#

Tailored, Not Uniform

 

Matthew Judd, Head of Leighton Park School, Reading, reflects as a new Head on the ideas emerging from this year’s HMC Conference held in Manchester, 1–4 October.

Attending the HMC autumn conference for the first time, I was reminded of our professional collective noun, a ‘quiz of teachers.’ The conference began with quizzical looks and a readiness to explore the best practice and learn from expert speakers but also from each other, the theme being ‘Together to Learn’. In a pre-conference letter and speech to HMC members, HMC Chair, Shaun Fenton, Head of Reigate Grammar School, set a clear, ethical and optimistic tone: that we need to be proud of and distinctive in what our individual schools do, and that what we do is vital for the UK educational community. The conference bowled new ideas at us, encouraging us to take away those fresh concepts which were right for us and would work in our own schools. To use the collective inspiration but apply it to our own schools. Not uniform, but tailored to us.

The conference offered both practical tips and inspirational ideas to inform strategic thinking. Shaun encouraged us as Heads to reflect, for our pupils’ sake, on his top ten ingredients for a lifetime education:

  1. Joy
  2. Community
  3. Good mental health
  4. Knowledge
  5. Physical health and happiness
  6. Focus and aspiration
  7. Creativity
  8. Moral and ethical purpose
  9. Flexibility
  10. Emotional literacy

 

This was a reminder, if reminder were needed, that independent school heads should think less of targets, dashboards, clipboards, metrics, spreadsheets, compliance and box ticking, and more of our ethical purpose as educators. Valuing more than that which can be measured (if we had indeed ever become ethically blind). The Bishop of Manchester similarly inspired us in his address: to educate the young to be wise and ensure they are well-informed and commission them to make the world a better place. That will be crucial as 50% of children born today will live to be 105 years old.

Ensuring the current public discourse understands the real value of independent schools to the UK was a message Heads were invited to evangelise about. ISC’s independently researched report shows that their schools contribute £11.9bn to UK GDP and save British taxpayers at least £3.5bn annually. ISC schools directly employ at least 250,000 in the UK. The message was clear: we should be proud of what we are doing and not embarrassed to defend the independent education sector when it comes under threat.
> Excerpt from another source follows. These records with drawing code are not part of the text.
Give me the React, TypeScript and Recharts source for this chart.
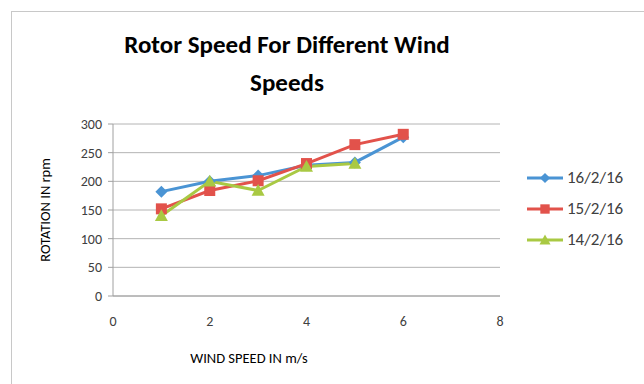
import React from "react";
import { LineChart, Line, CartesianGrid, XAxis, YAxis } from "recharts";

const windSpeeds = [1, 2, 3, 4, 5, 6];
const feb16 = [182, 200, 210, 228, 233, 277];
const feb15 = [152, 184, 201, 231, 264, 282];
const feb14 = [140, 200, 184, 226, 231, null];
const xTicks = [0, 2, 4, 6, 8];
const yTicks = [0, 50, 100, 150, 200, 250, 300];

const SERIES = [
  { key: "d16", name: "16/2/16", color: "#4A94D4", shape: "diamond" },
  { key: "d15", name: "15/2/16", color: "#E2524B", shape: "square" },
  { key: "d14", name: "14/2/16", color: "#A9C943", shape: "triangle" },
];

const data = windSpeeds.map((w, i) => ({
  wind: w,
  d16: feb16[i],
  d15: feb15[i],
  d14: feb14[i],
}));

const FONT = "Carlito, 'Open Sans', 'Liberation Sans', sans-serif";

function Marker({ cx, cy, shape, color, size = 1 }: any) {
  if (cx == null || cy == null) return null;
  if (shape === "diamond") {
    const r = 6 * size;
    return (
      <polygon
        points={`${cx},${cy - r} ${cx + r},${cy} ${cx},${cy + r} ${cx - r},${cy}`}
        fill={color}
      />
    );
  }
  if (shape === "square") {
    const r = 5.5 * size;
    return <rect x={cx - r} y={cy - r} width={r * 2} height={r * 2} fill={color} />;
  }
  const r = 6.5 * size;
  return (
    <polygon
      points={`${cx},${cy - r} ${cx + r},${cy + r * 0.8} ${cx - r},${cy + r * 0.8}`}
      fill={color}
    />
  );
}

function LegendBox() {
  return (
    <div style={{ fontFamily: FONT, fontSize: 17, color: "#404040" }}>
      {SERIES.map((s) => (
        <div key={s.key} style={{ display: "flex", alignItems: "center", height: 31 }}>
          <svg width={38} height={16}>
            <line x1={1} y1={8} x2={37} y2={8} stroke={s.color} strokeWidth={3} />
            <Marker cx={19} cy={8} shape={s.shape} color={s.color} size={0.85} />
          </svg>
          <span style={{ marginLeft: 3 }}>{s.name}</span>
        </div>
      ))}
    </div>
  );
}

export default function App() {
  return (
    <div
      style={{
        position: "absolute",
        left: 0,
        top: 0,
        width: 644,
        height: 384,
        background: "#fff",
        overflow: "hidden",
        fontFamily: FONT,
      }}
    >
      <div
        style={{
          position: "absolute",
          left: 11,
          top: 11,
          width: 640,
          height: 380,
          border: "1px solid #c8c8c8",
        }}
      />
      <div
        style={{
          position: "absolute",
          left: 60,
          width: 454,
          top: 26,
          textAlign: "center",
          fontSize: 25,
          fontWeight: "bold",
          lineHeight: "38px",
          color: "#000",
        }}
      >
        Rotor Speed For Different Wind
        <br />
        Speeds
      </div>
      <LineChart
        width={644}
        height={384}
        data={data}
        margin={{ top: 124, right: 144, left: 53, bottom: 58 }}
        style={{ position: "absolute", left: 0, top: 0 }}
      >
        <CartesianGrid vertical={false} stroke="#b4b4b4" strokeWidth={1} />
        <XAxis
          dataKey="wind"
          type="number"
          domain={[0, 8]}
          ticks={xTicks}
          axisLine={{ stroke: "#a0a0a0" }}
          tickLine={false}
          tick={{ fill: "#404040", fontSize: 14, fontFamily: FONT }}
          tickMargin={14}
          height={30}
        />
        <YAxis
          type="number"
          domain={[0, 300]}
          ticks={yTicks}
          axisLine={{ stroke: "#a0a0a0" }}
          tickLine={{ stroke: "#a0a0a0" }}
          tickSize={5}
          tick={{ fill: "#404040", fontSize: 14, fontFamily: FONT }}
          tickMargin={6}
          width={60}
        />
        {SERIES.map((s) => (
          <Line
            key={s.key}
            type="linear"
            dataKey={s.key}
            name={s.name}
            stroke={s.color}
            strokeWidth={3}
            dot={(p: any) => (
              <Marker key={`${s.key}-${p.index}`} cx={p.cx} cy={p.cy} shape={s.shape} color={s.color} />
            )}
            activeDot={false}
            connectNulls={false}
            isAnimationActive={false}
          />
        ))}
      </LineChart>
      <div style={{ position: "absolute", left: 526, top: 162, width: 118 }}>
        <LegendBox />
      </div>
      <div
        style={{
          position: "absolute",
          left: 149,
          width: 200,
          top: 349,
          textAlign: "center",
          fontSize: 14.5,
          color: "#000",
        }}
      >
        WIND SPEED IN m/s
      </div>
      <div
        style={{
          position: "absolute",
          left: 45 - 80,
          top: 210 - 9,
          width: 160,
          height: 18,
          textAlign: "center",
          fontSize: 14.5,
          color: "#000",
          transform: "rotate(-90deg)",
        }}
      >
        ROTATION IN rpm
      </div>
    </div>
  );
}
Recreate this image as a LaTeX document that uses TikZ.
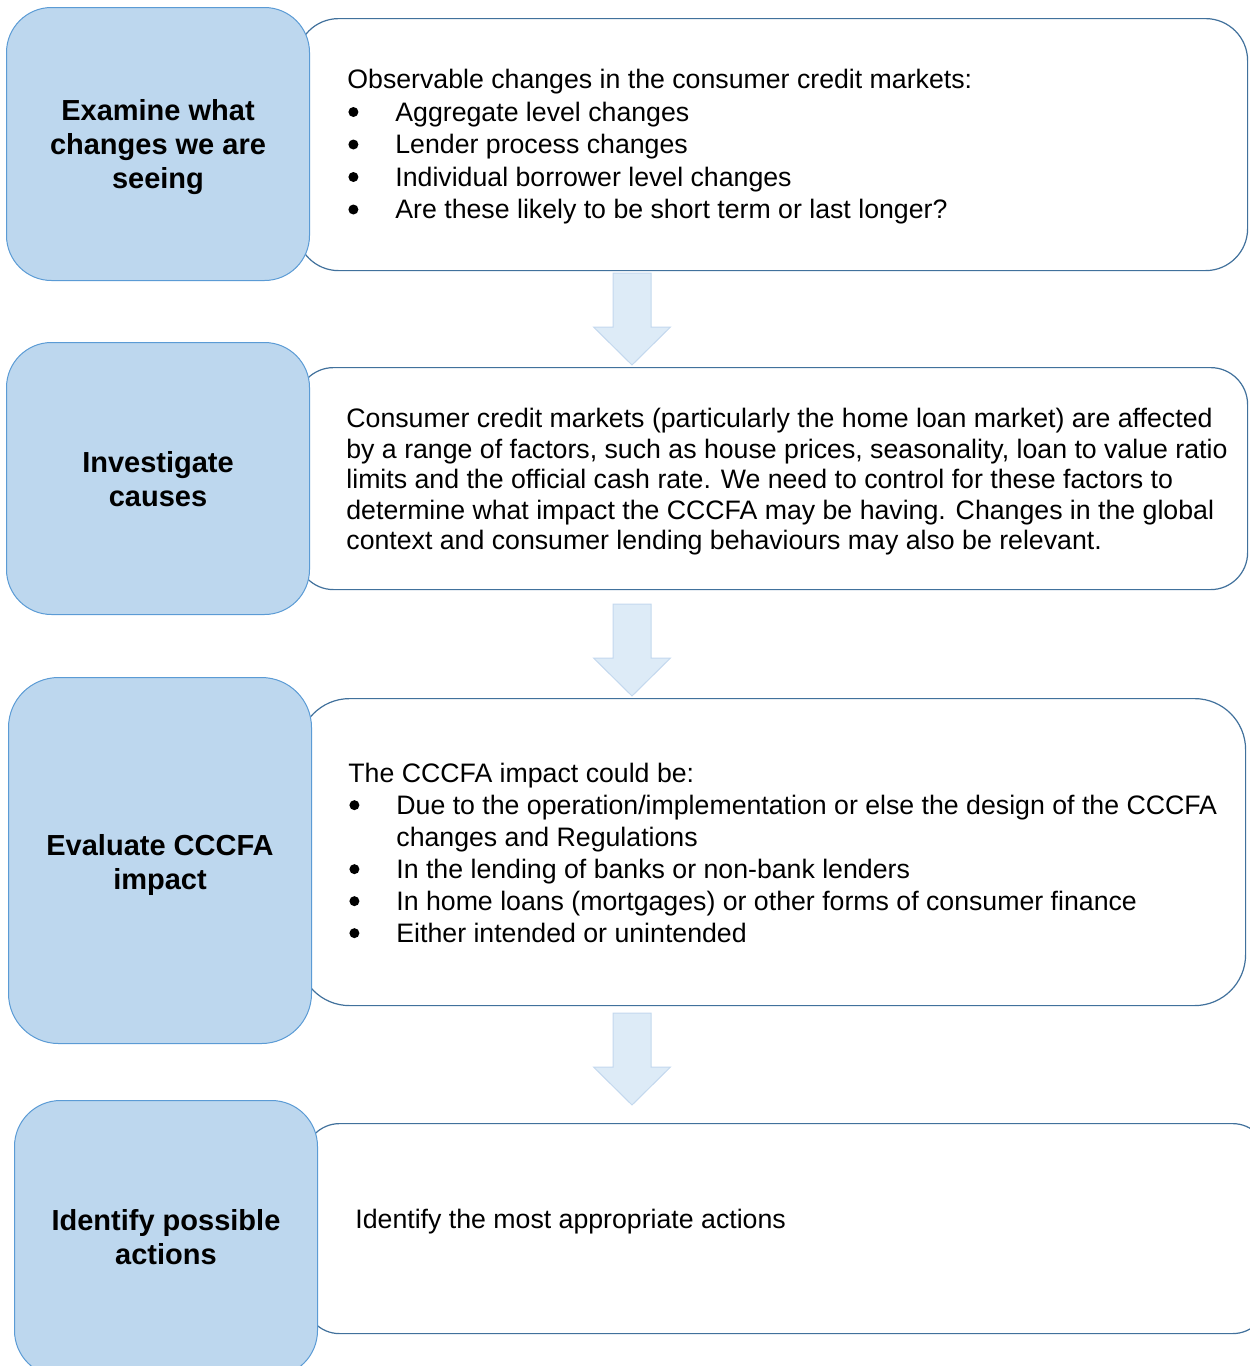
\documentclass[tikz,border=0pt]{standalone}
\usepackage{fontspec}
\setmainfont{Liberation Sans}
\usetikzlibrary{positioning}

\definecolor{stagefill}{HTML}{BDD7EE}
\definecolor{stageline}{HTML}{5B9BD5}
\definecolor{noteline}{HTML}{41719C}
\definecolor{flowfill}{HTML}{DDEBF7}
\definecolor{flowline}{HTML}{C3D8EE}

%% round bullet with its hanging indent
\newcommand\bul{\makebox[24pt][l]{\hspace{0.5pt}\tikz[baseline=0pt]\fill (2.5pt,4.7pt) circle (2.5pt);}}

\tikzset{
  stage/.style={draw=stageline, fill=stagefill, line width=0.5pt,
    anchor=north west, inner sep=0pt, minimum width=151.5pt},
  stagetext/.style={align=center, inner sep=0pt,
    font=\fontsize{14.5}{17}\selectfont\bfseries},
  note/.style={draw=noteline, fill=white, line width=0.6pt,
    anchor=north west, inner sep=0pt},
  notetext/.style={anchor=west, align=left, inner sep=0pt,
    font=\fontsize{13.35}{16}\selectfont},
  pics/flowarrow/.style={code={
    \draw[draw=flowline, fill=flowfill, line width=0.5pt]
      (-19,0) -- (19,0) -- (19,54) -- (38.5,54) -- (0,92)
      -- (-38.5,54) -- (-19,54) -- cycle;}},
}

\begin{document}
\begin{tikzpicture}[x=0.5pt, y=-0.5pt]
\useasboundingbox (0,0) rectangle (1249,1366);

%% white description boxes
\node[note, rounded corners=21pt, minimum width=475.5pt, minimum height=126pt] (note1) at (296,18) {};
\node[note, rounded corners=18.5pt, minimum width=475.5pt, minimum height=111pt] (note2) at (296,367) {};
\node[note, rounded corners=25.5pt, minimum width=473.5pt, minimum height=153.5pt] (note3) at (298,698) {};
\node[note, rounded corners=17.5pt, minimum width=481.5pt, minimum height=105pt] (note4) at (304,1123) {};

%% blue step boxes
\node[stage, rounded corners=22.5pt, minimum height=136.5pt] (stage1) at (6,7) {};
\node[stage, rounded corners=22.5pt, minimum height=136pt] (stage2) at (6,342) {};
\node[stage, rounded corners=25pt, minimum height=183pt] (stage3) at (8,677) {};
\node[stage, rounded corners=23pt, minimum height=138pt] (stage4) at (14,1100) {};

\node[stagetext] (label1) at ([yshift=-1.5pt]stage1.center) {Examine what\\changes we are\\seeing};
\node[stagetext] (label2) at ([yshift=-0.5pt]stage2.center) {Investigate\\causes};
\node[stagetext] (label3) at ([yshift=-2pt]stage3.center) {Evaluate CCCFA\\impact};
\node[stagetext] (label4) at ([yshift=0.5pt]stage4.center) {Identify possible\\actions};

%% texts
\node[notetext, font=\fontsize{13.35}{16.25}\selectfont] (text1) at (347,147) {Observable changes in the consumer credit markets:\\
  \bul Aggregate level changes\\
  \bul Lender process changes\\
  \bul Individual borrower level changes\\
  \bul Are these likely to be short term or last longer?};
\node[notetext, font=\fontsize{13.35}{15.25}\selectfont] (text2) at (346,482) {Consumer credit markets (particularly the home loan market) are affected\\
  by a range of factors, such as house prices, seasonality, loan to value ratio\\
  limits and the official cash rate. We need to control for these factors to\\
  determine what impact the CCCFA may be having. Changes in the global\\
  context and consumer lending behaviours may also be relevant.};
\node[notetext] (text3) at (348,853) {The CCCFA impact could be:\\
  \bul Due to the operation/implementation or else the design of the CCCFA\\
  \hspace*{24pt}changes and Regulations\\
  \bul In the lending of banks or non-bank lenders\\
  \bul In home loans (mortgages) or other forms of consumer finance\\
  \bul Either intended or unintended};
\node[notetext] (text4) at (355,1222) {Identify the most appropriate actions};

%% arrows between the steps
\pic at (632,273) {flowarrow};
\pic at (632,604) {flowarrow};
\pic at (632,1013) {flowarrow};

\end{tikzpicture}
\end{document}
The work that HMC does on wellbeing is vitally important. The Tech Control campaign, with new resources launched at the conference, empowers young people to take control of their use of technology. Its new free materials, including a video and lesson plans, give Heads and schools new tools to promote young people’s healthy online living. Heads at the conference viewed this work as a helpful contribution to the welfare and wellbeing of their pupils; something to take away and use in their school, the materials being available through the public HMC website.

In several sessions debate rumbled about the attractiveness of unconditional offers by universities. It is a measure of how far the emotional welfare focus of schools has come that most Heads saw the unconditional offers as helping the stress levels of leavers rather than cause for them to be demotivated by the absence of target grades.

In workshops, the work of what the best schools do in the light of John Hattie’s meta studies confirmed the power of Heads understanding the Visible Learning concepts. In summary, the latest (and gigantic) studies show that the best learners understand how to learn, interconnect with feedback, explain and understand progress and apply the habits of thinking and doing. Teachers can work less frenetically and add more value if they work within the Hattie framework, but, encouragingly, Heads need to know how to make this academic research bespoke to their own school.

The collective dialogue between Heads at the conference, understanding the issues facing us, was a highlight. The burning issues: safeguarding children and the increasing workload that is generating for schools; the growing prevalence of drugs amongst teenagers; the powerful external financial threats to independent schools; and the passionate and wholehearted commitment to interlinkage with our colleagues and pupils in the maintained sector. In this collegiality the Conference came alive.
Alongside the profound and the useful, the conference heard from speakers who delighted with memorable one-liners. How useful to hear the former Virgin Atlantic Marketing Director tell us to “remember to take your own sandwiches on their flights” or understand that in order to become a millionaire airline owner you must start out as a billionaire. Or indeed the BBC’s Michael Buerk’s observation to us of a world so mad that Netflix’s The Crown series cost more than the cost of keeping the royal family last year.

I left Manchester with a very clear sense of pride in what independent schools add to the landscape of education in the UK. HMC schools have a role as beacons of best practice, a supreme collaborator with educators of all types, grounded in doing all that it can to drive a passion for learning in young people and ensure their wellbeing and life chances are as developed as possible. To use each school’s very independence to the full. HMC Manchester 2018 revealed to me that, quite simply, the ‘quiz of teachers’ needs to be an ‘inspiration of heads.’

Matthew L S Judd

October 2018

The views are personal to the Author.